Talent Is the New Currency: How Family Offices Can Overcome Hiring Challenges
When wealth grows, so does complexity. For U.S. family offices, the question is no longer just about where to invest, but who can be trusted to guide the capital. Skilled professionals with the right blend of expertise, judgment, and discretion are increasingly hard to find. The offices that solve this problem gain more than employees. They gain a durable competitive edge.
Why Finding Talent Is Harder Than Ever
Family offices expect a unique skill set. The right professional must combine investment acumen, estate and tax fluency, discretion, and often multigenerational trust. That rare mix is in short supply.
Meanwhile, competition for top financial talent is fierce. Larger institutions can lure candidates with higher pay, clearer structures, and prestige. For many skilled professionals, the path of least resistance runs through banks, private equity firms, or hedge funds rather than a smaller, more intimate family office.
The Common Pitfalls
Several recurring issues push candidates away or make them hesitant to commit:
- Limited structure. A lack of formal processes can feel unstable to professionals used to well-defined roles.
- Incentives that don’t align. Short-term compensation may not match the long-term value these professionals want to create.
- Unclear career path. Without visible growth opportunities, ambitious talent may see the role as a dead end.
- Risk of burnout. Small teams often demand more hours and responsibility, raising concerns about balance and sustainability.
What Offices Can Do Differently
Solving the talent gap is less about outspending large institutions and more about creating a compelling environment. Successful family offices are leaning into three themes: clarity, competitiveness, and culture.
1. Lead With Vision and Values
The best professionals want meaning as much as money. Define what sets your office apart: preserving heritage, building an impact portfolio, or creating long-term security for future generations. Clear values attract talent that wants to align with purpose, not just pay.
2. Rethink Compensation
Compensation needs to compete, but structure matters more than size. Long-term incentives tied to multi-year performance, equity-style arrangements, or profit sharing help align interests. Flexibility, autonomy, and a sense of ownership can sometimes outweigh a higher paycheck at a bank.
3. Create Formal Structure in a Small Team
Even lean offices benefit from defined roles, transparent performance reviews, and career development plans. Adding back-office systems or outsourcing routine tasks can free top professionals to focus on high-value strategy rather than administrative details.

Retention Is the Real Game
Hiring is hard, but keeping the right people is harder. Offices that retain talent invest early in engagement and growth.
- Offer continuing education, certifications, and exposure to new asset classes.
- Build leadership opportunities, even within small teams, by rotating responsibilities or assigning project ownership.
- Monitor workload to prevent burnout. The most loyal employees are often the ones given space to thrive, not just to produce.
Smart Use of Outside Support
Not every function requires a full-time hire. Strategic outsourcing can fill gaps without overextending payroll.

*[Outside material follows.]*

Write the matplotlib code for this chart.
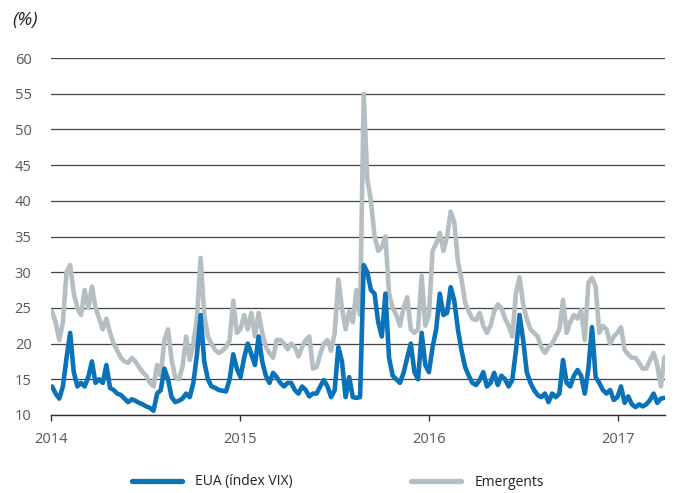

- Niche investment specialists can handle asset classes like venture or private credit.
- Fractional executives, such as part-time CIOs, can bring expertise at a fraction of the cost.
- Outsourcing compliance or operations reduces risk and lightens the load on lean internal teams.
Preparing for the Next Generation
For most family offices, the goal is not just present performance but legacy. That makes succession planning and continuity critical.
- Document investment philosophies, governance, and processes.
- Train and mentor the rising generation early, providing exposure to strategy and decision-making.
- Align family members on risk and opportunity to prevent internal conflicts that frustrate staff.
Why People Are the Edge
Capital, strategy, and opportunity matter, but without the right people, execution falters. Offices that build a reputation for strong culture, fair rewards, and purposeful vision will be best positioned to attract and keep exceptional talent.
In today’s market, talent itself is the most valuable asset. Family offices that master the art of hiring and retention will not only safeguard wealth. They will ensure that their legacy endures.
📌 3 Questions Every Family Office Should Ask Before Hiring
- What unique values define our office?
Candidates want clarity of mission. If you cannot articulate your “why,” you will struggle to attract the right people. - Are we rewarding long-term stewardship or short-term performance?
The best hires think in decades, not quarters. Compensation should reflect that. - Do we have a structure that supports growth?
Even small teams need clear roles, processes, and professional development opportunities to keep top performers engaged.
Ultimately, family offices are in the business of more than wealth management. They are stewards of legacy, trust, and vision. Solving the talent challenge is not about mimicking the biggest institutions but about creating an environment where the right professionals can thrive with clarity, purpose, and loyalty. Offices that make people their priority will find that capital, strategy, and opportunity naturally fall into place. In the end, it is not just assets that endure, but the relationships and leadership that protect them for generations to come.